## [DIRECTIONS]
Go through the data below. List every line that holds the word "document".
** BEGIN DATA **
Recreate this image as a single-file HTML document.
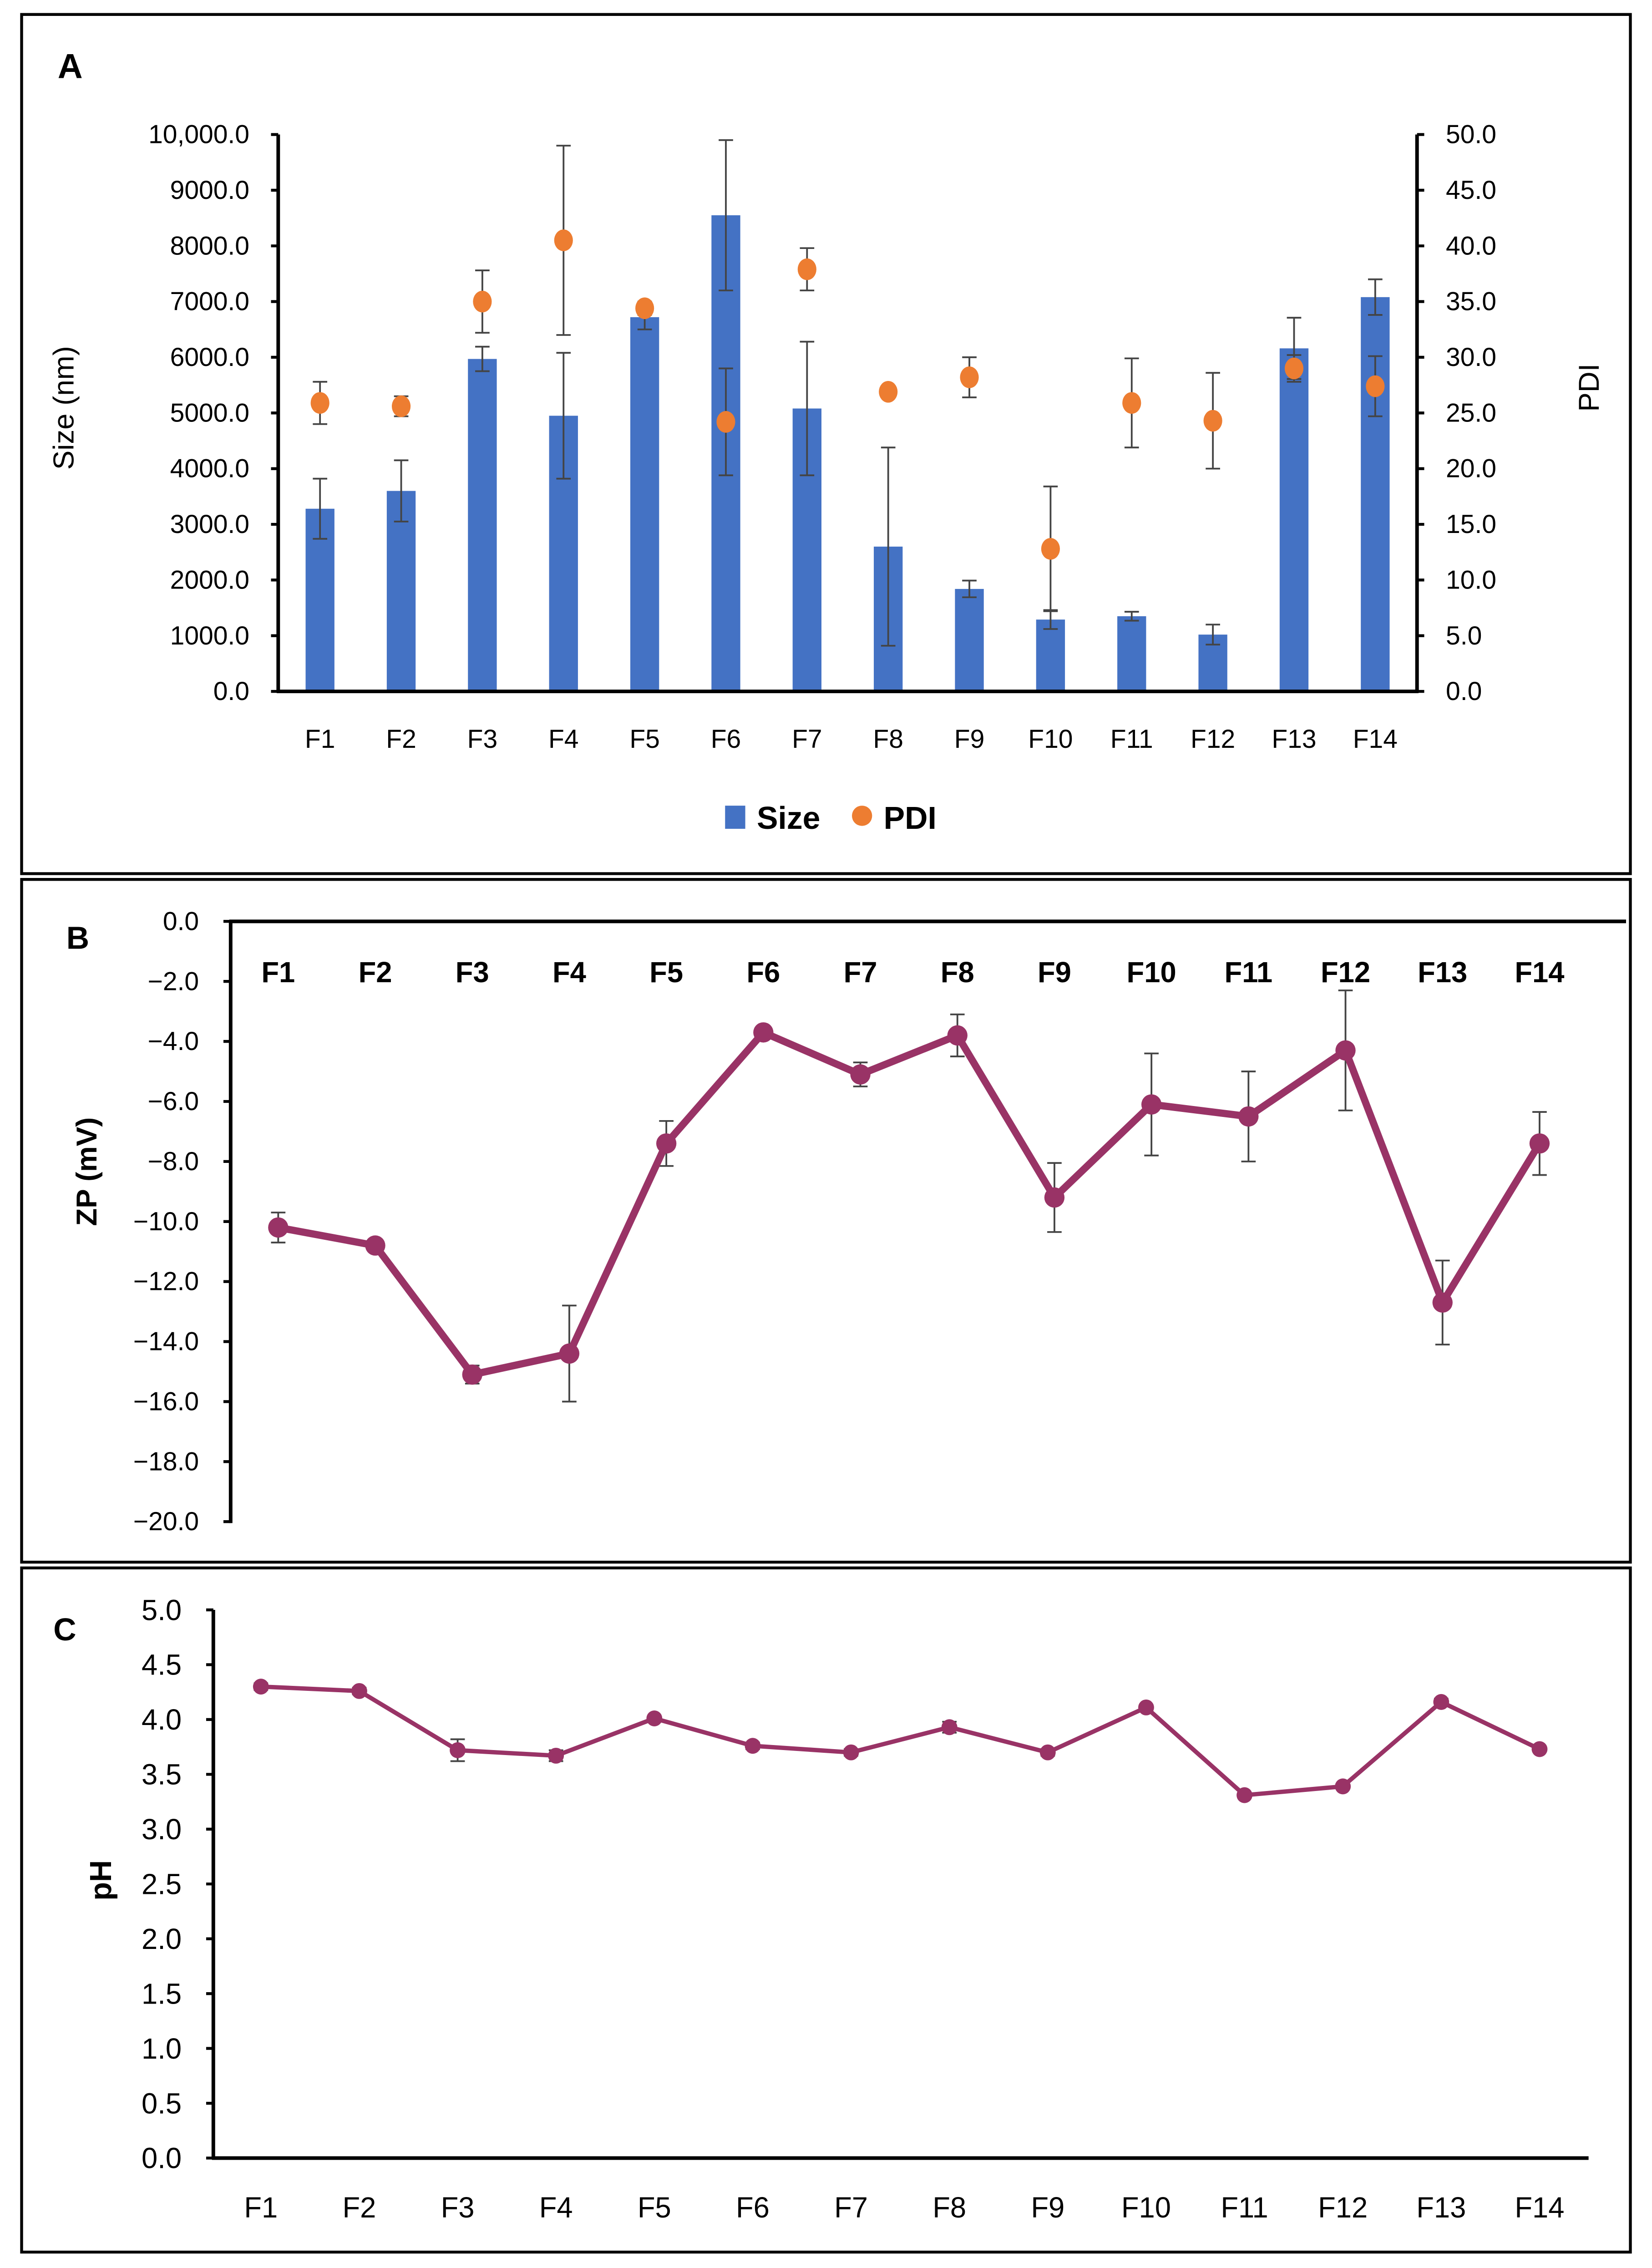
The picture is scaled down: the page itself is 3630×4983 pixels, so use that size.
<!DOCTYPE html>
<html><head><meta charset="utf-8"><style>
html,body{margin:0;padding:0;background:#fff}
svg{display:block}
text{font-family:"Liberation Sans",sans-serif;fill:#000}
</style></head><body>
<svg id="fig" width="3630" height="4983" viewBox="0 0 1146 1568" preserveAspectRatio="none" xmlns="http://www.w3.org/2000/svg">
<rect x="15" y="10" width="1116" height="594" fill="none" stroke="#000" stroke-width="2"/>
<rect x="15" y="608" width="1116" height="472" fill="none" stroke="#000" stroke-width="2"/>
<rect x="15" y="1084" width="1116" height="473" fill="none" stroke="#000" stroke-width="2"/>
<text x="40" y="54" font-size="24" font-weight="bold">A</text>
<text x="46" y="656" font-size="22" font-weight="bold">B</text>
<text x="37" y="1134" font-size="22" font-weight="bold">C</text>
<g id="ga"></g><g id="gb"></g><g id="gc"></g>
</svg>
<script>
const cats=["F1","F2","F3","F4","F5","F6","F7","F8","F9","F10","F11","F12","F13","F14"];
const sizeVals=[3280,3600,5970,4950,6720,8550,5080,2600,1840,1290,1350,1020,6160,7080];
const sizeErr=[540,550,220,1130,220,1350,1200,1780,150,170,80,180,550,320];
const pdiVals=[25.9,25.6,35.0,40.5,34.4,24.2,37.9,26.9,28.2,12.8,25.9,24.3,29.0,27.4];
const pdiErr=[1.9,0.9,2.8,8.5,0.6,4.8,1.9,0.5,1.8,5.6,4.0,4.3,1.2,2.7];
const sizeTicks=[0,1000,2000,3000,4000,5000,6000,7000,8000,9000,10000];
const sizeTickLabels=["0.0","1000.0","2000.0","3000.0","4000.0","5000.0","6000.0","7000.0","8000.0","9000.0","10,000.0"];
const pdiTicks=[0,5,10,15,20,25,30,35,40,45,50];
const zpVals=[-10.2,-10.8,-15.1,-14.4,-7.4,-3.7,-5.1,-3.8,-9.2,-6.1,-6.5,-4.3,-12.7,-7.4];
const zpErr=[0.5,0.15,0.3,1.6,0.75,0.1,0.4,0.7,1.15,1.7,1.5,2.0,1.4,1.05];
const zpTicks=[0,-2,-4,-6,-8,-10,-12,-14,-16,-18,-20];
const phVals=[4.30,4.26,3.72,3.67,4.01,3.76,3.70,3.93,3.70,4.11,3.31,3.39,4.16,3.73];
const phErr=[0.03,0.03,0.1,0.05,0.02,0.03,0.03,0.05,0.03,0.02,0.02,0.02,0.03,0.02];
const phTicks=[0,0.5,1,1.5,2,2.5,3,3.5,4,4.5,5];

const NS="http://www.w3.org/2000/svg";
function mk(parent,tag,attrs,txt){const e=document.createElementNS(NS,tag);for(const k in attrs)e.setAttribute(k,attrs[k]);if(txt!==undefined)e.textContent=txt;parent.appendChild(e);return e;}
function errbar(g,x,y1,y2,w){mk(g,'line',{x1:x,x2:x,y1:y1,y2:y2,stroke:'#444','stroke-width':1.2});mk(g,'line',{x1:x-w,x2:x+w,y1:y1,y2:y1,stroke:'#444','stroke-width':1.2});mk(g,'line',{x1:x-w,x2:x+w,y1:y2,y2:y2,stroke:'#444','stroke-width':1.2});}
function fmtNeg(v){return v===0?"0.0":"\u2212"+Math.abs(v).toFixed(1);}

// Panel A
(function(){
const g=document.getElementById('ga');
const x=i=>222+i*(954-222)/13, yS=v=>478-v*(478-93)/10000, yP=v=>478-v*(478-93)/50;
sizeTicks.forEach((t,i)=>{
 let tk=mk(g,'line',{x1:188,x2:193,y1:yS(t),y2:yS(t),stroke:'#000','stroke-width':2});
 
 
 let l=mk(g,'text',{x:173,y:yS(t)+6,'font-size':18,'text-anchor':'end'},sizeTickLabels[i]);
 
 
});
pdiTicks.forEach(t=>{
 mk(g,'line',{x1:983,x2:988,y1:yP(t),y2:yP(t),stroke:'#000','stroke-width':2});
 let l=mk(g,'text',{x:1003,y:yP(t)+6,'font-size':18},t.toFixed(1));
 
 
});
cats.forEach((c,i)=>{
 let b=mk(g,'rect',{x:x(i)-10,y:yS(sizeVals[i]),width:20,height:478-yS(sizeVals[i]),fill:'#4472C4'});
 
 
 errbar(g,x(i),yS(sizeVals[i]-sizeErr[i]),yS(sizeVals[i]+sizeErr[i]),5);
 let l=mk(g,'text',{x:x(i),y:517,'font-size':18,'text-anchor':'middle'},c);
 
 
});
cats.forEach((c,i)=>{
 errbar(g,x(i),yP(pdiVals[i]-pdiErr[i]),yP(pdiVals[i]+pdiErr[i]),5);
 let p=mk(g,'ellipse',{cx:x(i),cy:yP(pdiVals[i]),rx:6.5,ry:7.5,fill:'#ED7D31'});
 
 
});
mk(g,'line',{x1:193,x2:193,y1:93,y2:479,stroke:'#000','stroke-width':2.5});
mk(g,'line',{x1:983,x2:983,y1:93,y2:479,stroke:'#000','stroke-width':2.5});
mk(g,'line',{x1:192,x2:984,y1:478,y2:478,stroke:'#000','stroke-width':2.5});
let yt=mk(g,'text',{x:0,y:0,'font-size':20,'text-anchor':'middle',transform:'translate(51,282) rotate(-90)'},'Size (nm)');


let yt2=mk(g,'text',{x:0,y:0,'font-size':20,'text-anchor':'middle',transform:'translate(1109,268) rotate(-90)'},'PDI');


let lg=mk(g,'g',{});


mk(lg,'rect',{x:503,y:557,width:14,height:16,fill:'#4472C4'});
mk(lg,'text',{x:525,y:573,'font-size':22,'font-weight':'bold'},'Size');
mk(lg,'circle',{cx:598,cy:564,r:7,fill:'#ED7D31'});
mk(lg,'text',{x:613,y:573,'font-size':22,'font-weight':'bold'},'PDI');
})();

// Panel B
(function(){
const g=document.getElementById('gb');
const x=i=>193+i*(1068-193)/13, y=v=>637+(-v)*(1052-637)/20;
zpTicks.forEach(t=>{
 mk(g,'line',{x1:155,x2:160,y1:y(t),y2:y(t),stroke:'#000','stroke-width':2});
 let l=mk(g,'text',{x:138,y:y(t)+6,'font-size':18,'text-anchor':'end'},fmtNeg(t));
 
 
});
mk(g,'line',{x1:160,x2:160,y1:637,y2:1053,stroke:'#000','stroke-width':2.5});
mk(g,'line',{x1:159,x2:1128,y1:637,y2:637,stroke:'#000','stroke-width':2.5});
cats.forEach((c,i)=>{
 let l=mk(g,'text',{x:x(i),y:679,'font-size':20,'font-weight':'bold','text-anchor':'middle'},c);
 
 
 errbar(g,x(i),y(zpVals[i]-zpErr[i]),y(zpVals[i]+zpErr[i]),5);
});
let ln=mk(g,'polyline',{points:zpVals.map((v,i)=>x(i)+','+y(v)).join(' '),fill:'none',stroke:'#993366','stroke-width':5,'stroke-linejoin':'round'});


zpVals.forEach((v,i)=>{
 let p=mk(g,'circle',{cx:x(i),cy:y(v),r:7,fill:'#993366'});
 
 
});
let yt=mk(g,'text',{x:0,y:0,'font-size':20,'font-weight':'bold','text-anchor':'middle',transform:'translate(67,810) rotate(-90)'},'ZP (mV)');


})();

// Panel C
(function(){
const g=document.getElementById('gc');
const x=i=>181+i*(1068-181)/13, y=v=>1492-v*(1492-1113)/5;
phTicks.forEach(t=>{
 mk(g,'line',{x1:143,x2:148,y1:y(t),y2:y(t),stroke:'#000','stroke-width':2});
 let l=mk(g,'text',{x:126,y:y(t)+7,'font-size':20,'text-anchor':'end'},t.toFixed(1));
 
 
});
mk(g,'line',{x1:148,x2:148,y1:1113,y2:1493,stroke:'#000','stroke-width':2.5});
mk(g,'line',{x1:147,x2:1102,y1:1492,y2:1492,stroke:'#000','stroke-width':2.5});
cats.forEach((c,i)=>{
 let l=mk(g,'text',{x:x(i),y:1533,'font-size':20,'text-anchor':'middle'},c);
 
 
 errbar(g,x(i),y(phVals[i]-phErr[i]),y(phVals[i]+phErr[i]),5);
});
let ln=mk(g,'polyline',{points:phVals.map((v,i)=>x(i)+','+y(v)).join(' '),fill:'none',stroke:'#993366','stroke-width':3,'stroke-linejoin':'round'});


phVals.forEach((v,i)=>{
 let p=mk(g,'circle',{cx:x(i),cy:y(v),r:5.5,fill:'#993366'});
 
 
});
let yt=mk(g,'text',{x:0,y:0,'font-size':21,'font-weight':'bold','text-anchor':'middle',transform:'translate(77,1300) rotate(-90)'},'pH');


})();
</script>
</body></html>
** END DATA **
## [ANSWER BELOW]
Recreate this image as a single-file HTML document.
function mk(parent,tag,attrs,txt){const e=document.createElementNS(NS,tag);for(const k in attrs)e.setAttribute(k,attrs[k]);if(txt!==undefined)e.textContent=txt;parent.appendChild(e);return e;}
const g=document.getElementById('ga');
const g=document.getElementById('gb');
const g=document.getElementById('gc');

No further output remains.